On the practical side of the matter, your identity means nothing. There's no sense or need to know who you are. Statistics and statistical correlation have no meaning unless the number of events measured is huge.
Let's say that you have a die, you know that the odd of having a certain number in a throw is 1 in 6, one sixth. You assume that all of the numbers have the same probability. You throw it once and the probability of having any number is the same for the next throw. However, statistically, the number you've got on the first throw should be slightly less probable because, in the long run, all the numbers should appear about the same number of times. Sounds like a paradox but it isn't, the uniform distribution after a large number of events is a consequence of those events having the same probability. The key here is the large number of events because, as any Yahtzee player knows, rolling the same number many times in a row is possible. But if you roll the same die six thousand times, you should get each number about one thousand times. A small deviation is expected but if you get something beyond 2 or 3 percent, you better get that die checked.
Statistical analysis is based on this. Human behavoir can't be calculated in terms of probability, at least not before hand. But if you measure some event a large number of times, you can infer the probability from there.
I'll give you one example of correlation. Imagine a graph showing age of the people against a list of sites that people visited for a period of time. After you plot the first 10 points, that's what you've got, 10 points scatered across the graph. While the number increases, you can start to see trends or that there are none. A site with an even distribution of points along all the age scale, has no correlation with it meaning that age is not a factor for that particular site. If a site is more popular among people of a certain age, that part of the line have a higher density of points. And same going across the age's scale, sites more popular for each age segment have a higher density of points.

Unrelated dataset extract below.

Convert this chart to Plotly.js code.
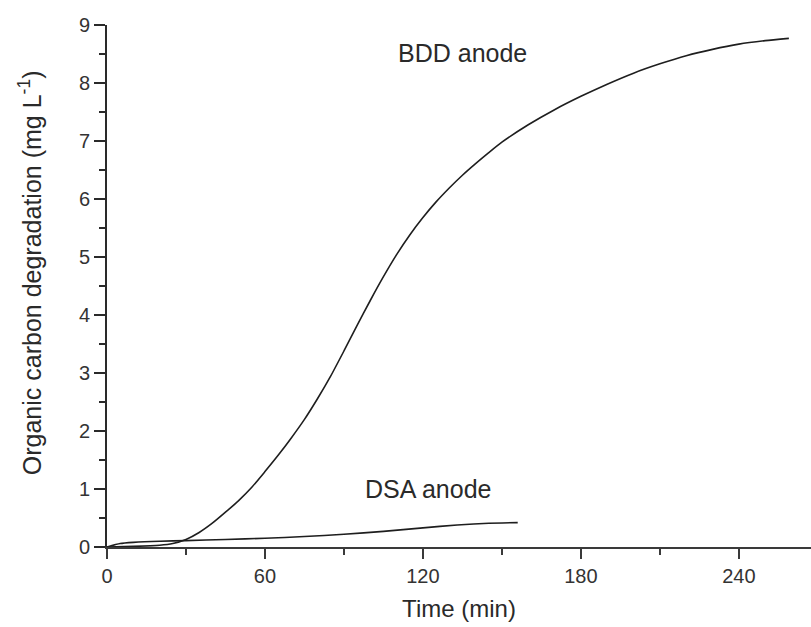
<!DOCTYPE html>
<html>
<head>
<meta charset="utf-8">
<script src="https://cdn.plot.ly/plotly-3.0.1.min.js"></script>
<style>html,body{margin:0;padding:0;background:#fff;}#chart{width:811px;height:627px;}</style>
</head>
<body>
<div id="chart"></div>
<script>
// BDD anode series (time in min, organic carbon degradation in mg/L)
const bddTime = [0, 10, 20, 25, 30, 35, 40, 45, 50, 55, 60, 65, 70, 75, 80, 85, 90, 95, 100, 105, 110, 115, 120, 125, 130, 135, 140, 145, 150, 160, 170, 180, 190, 200, 210, 220, 230, 240, 250, 259];
const bddValue = [0, 0.01, 0.03, 0.06, 0.13, 0.25, 0.41, 0.6, 0.8, 1.03, 1.3, 1.58, 1.88, 2.2, 2.56, 2.95, 3.38, 3.82, 4.25, 4.66, 5.04, 5.38, 5.68, 5.95, 6.19, 6.41, 6.61, 6.8, 6.98, 7.28, 7.54, 7.77, 7.98, 8.17, 8.33, 8.47, 8.58, 8.67, 8.73, 8.77];
// DSA anode series
const dsaTime = [0, 5, 10, 20, 30, 45, 60, 75, 90, 105, 120, 133, 145, 156];
const dsaValue = [0, 0.06, 0.08, 0.1, 0.11, 0.13, 0.15, 0.18, 0.22, 0.27, 0.33, 0.38, 0.41, 0.42];
// labels
const seriesLabels = ["BDD anode", "DSA anode"];
const labelPos = [[135, 8.52], [122, 1.0]];
const xTicks = [0, 60, 120, 180, 240];
const yTicks = [0, 1, 2, 3, 4, 5, 6, 7, 8, 9];
const xTitle = "Time (min)";
const yTitle = "Organic carbon degradation (mg L<sup>-1</sup>)";

const font = "Liberation Sans, Arial, sans-serif";
const lineStyle = {color: "#1e1e1e", width: 1.6, shape: "spline", smoothing: 0.6};

const traces = [
  {x: bddTime, y: bddValue, mode: "lines", line: lineStyle, name: seriesLabels[0], hoverinfo: "skip"},
  {x: dsaTime, y: dsaValue, mode: "lines", line: lineStyle, name: seriesLabels[1], hoverinfo: "skip"}
];

const annotations = seriesLabels.map((t, i) => ({
  x: labelPos[i][0], y: labelPos[i][1], xref: "x", yref: "y",
  text: t, showarrow: false, font: {size: 25, color: "#2a2a2a"},
  xanchor: "center", yanchor: "middle"
}));
annotations.push({
  xref: "paper", yref: "paper", x: -0.109, y: 0.525,
  text: yTitle, textangle: -90, showarrow: false,
  font: {size: 25, color: "#2a2a2a"}, xanchor: "center", yanchor: "middle"
});

const layout = {
  width: 811, height: 627,
  margin: {l: 107, r: 0, t: 25, b: 80},
  paper_bgcolor: "#fff", plot_bgcolor: "#fff",
  showlegend: false,
  font: {family: font, color: "#2a2a2a", size: 20},
  xaxis: {
    range: [0, 267.4], showgrid: false, zeroline: false,
    showline: true, linecolor: "#3a3a3a", linewidth: 2,
    ticks: "outside", ticklen: 10, tickwidth: 1.5, tickcolor: "#3a3a3a",
    tickvals: xTicks, ticktext: xTicks.map(String),
    tickfont: {size: 20, color: "#333"},
    minor: {dtick: 30, tick0: 0, ticks: "outside", ticklen: 6, tickwidth: 1.3, tickcolor: "#3a3a3a", showgrid: false},
    title: {text: xTitle, font: {size: 24, color: "#2a2a2a"}, standoff: 14}
  },
  yaxis: {
    range: [0, 9], showgrid: false, zeroline: false,
    showline: true, linecolor: "#2a2a2a", linewidth: 2,
    ticks: "outside", ticklen: 11, tickwidth: 1.5, tickcolor: "#2a2a2a",
    tickvals: yTicks, ticktext: yTicks.map(String),
    tickfont: {size: 20, color: "#333"},
    minor: {dtick: 0.5, tick0: 0, ticks: "outside", ticklen: 6, tickwidth: 1.3, tickcolor: "#2a2a2a", showgrid: false}
  },
  annotations: annotations
};

Plotly.newPlot("chart", traces, layout, {staticPlot: true, displayModeBar: false});
</script>
</body>
</html>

Not so many years ago, statistical correlation wasn't so popular just because it wasn't easy to get large number of measures to analyze. Of course some statistical analysis was done, but on most cases the number were not big enough to make the analysis accurate.
Internet changed that. Not only you can get millions of millions of measures, you can get millions of different events. Even more, you can link different events to the same person. It doesn't matter who he or she is, what's important is that those events are related to the same person. And, best of all, recollection of data is done automatically.

As you can see, someone's looking over your shoulder while you surf around the Internet. I think that marketing is evil, this kind of marketing is even worse than evil. But not because our personal privacy is being violated, I don't think it is, is because our collective privacy is being violated. We, as a human group, are being closely watched, scrutinized and disected. But I won't complain, I'm still feeling that we're far away from 1984.

One last comment about Omniture. If you go to 2o7.net, you'll get to a page where Omniture explain briefly the meaning of all those links you find on some other site's pointing at 2o7.net. Don't expect an apology. They do this on behalf of their customers, the web sites, so you go check the privacy policy of each of site. And they're right.
The funny thing is that they have at the end of the page a link that allows you to opt out the system. If you don't want to be watched by them you just have to click there... and get another cookie.